Je reste fascinée par ces jeunes filles qui entraient au monastère à 13, 14 ans, sachant qu’elles ne reverraient jamais ni leur famille, ni leur village, ni autre chose que les hauts murs du jardin où j’écris en ce moment. Elles avaient droit, une fois par mois, à une visite de 30 minutes au parloir, et encore ne pouvaient-elles voir leurs visiteurs qu’à travers une grille. Elles allaient aussi quelquefois à la campagne, pour contribuer aux récoltes.
Il est vrai que, aux XVIIe et XVIIIe siècles, il n’était pas rare que les filles se mariassent (merci de remarquer l’imparfait du subjonctif, ici) dès l’âge de 15 ans.
Sur les photos anciennes, on voit les soeurs ensemble, jeunes et moins jeunes, jouer aux cartes, patiner, travailler au jardin, s’adonner à des travaux d’aiguille, chanter en choeur autour d’un piano — et, bien sûr, prendre soin des malades, leur vocation première.
Cette existence devait bien avoir quelques avantages puisque, à une époque où l’espérance de vie ne dépassait guère 50 ou 60 ans, la plupart sont mortes à un âge très avancé.
En tout cas.
Pour perpétuer la mission initiale des augustines, on a donc voulu faire de l’hôtellerie un «havre de ressourcement». C’est pourquoi on y offre des séances de méditation, de tai chi, de yoga et autres activités salutaires pour le corps et l’esprit.

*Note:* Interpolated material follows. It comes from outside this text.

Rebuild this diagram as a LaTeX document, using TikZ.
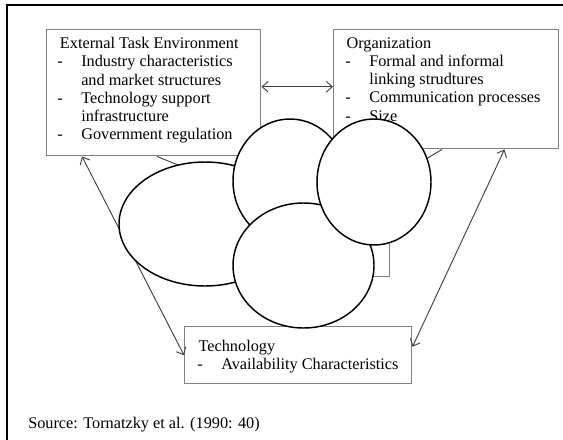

Ne reculant devant rien, j’ai choisi un forfait qui comprend tout cela ainsi que les trois repas quotidiens.
Le premier jour, j’ai eu droit à une séance de qi gong privée puisque j’ai été la seule brave à me présenter.
Je me disais que ce serait bien relax après trois heures de route.
Pffff. Bascule le bassin, contracte les abdos, oublie pas de respirer (par le ventre, c’est mieux), ramasse ton qi, expire, transfère ton poids sur le pied gauche, non, l’autre gauche, oui, comme ça; inspire, les genoux bien fléchis, oups, t’as échappé ton qi!
Au bout d’une heure, j’étais morte. J’étais aussi, comme on s’en doute, en nage.
Le lendemain matin, j’ai traîné mon corps courbaturé à la marche méditative, qui consiste essentiellement à marcher trop lentement en respirant bien, les mains jointes sur le tan tien inférieur (un des trois centres de l’énergie vitale selon la médecine chinoise), soit sur le ventre, comme bouddha. Ou comme les vieux curés.
À midi, le programme «vitalité» prévoit une activité qui varie selon le jour de la semaine. Hier: méditation active sous la forme de «power shaking». En gros, ça consiste à se secouer au rythme de tambours africains pendant une demi-heure, puis à relaxer au son de la flûte japonaise. J’ai renoué avec le souvenir des petits enfants béninois qui dansent comme ils respirent et je me suis donnée à fond. J’ai transpiré au moins autant que sous le soleil du Bénin. À la fin, j’étais encore plus morte que la veille.
Mes quadriceps n’en pouvant mais, j’ai décidé de sauter la séance de tai chi du soir pour plutôt aller marcher méditativement dans le Vieux-Québec, en particulier dans la rue Sous-le-Cap, ma préférée, la seule qui soit épargnée par les hordes de touristes qui assiègent la ville l’été durant.
Là, je vous quitte, j’ai du yoga à midi. Je ne sais pas si je vais survivre à une troisième mort.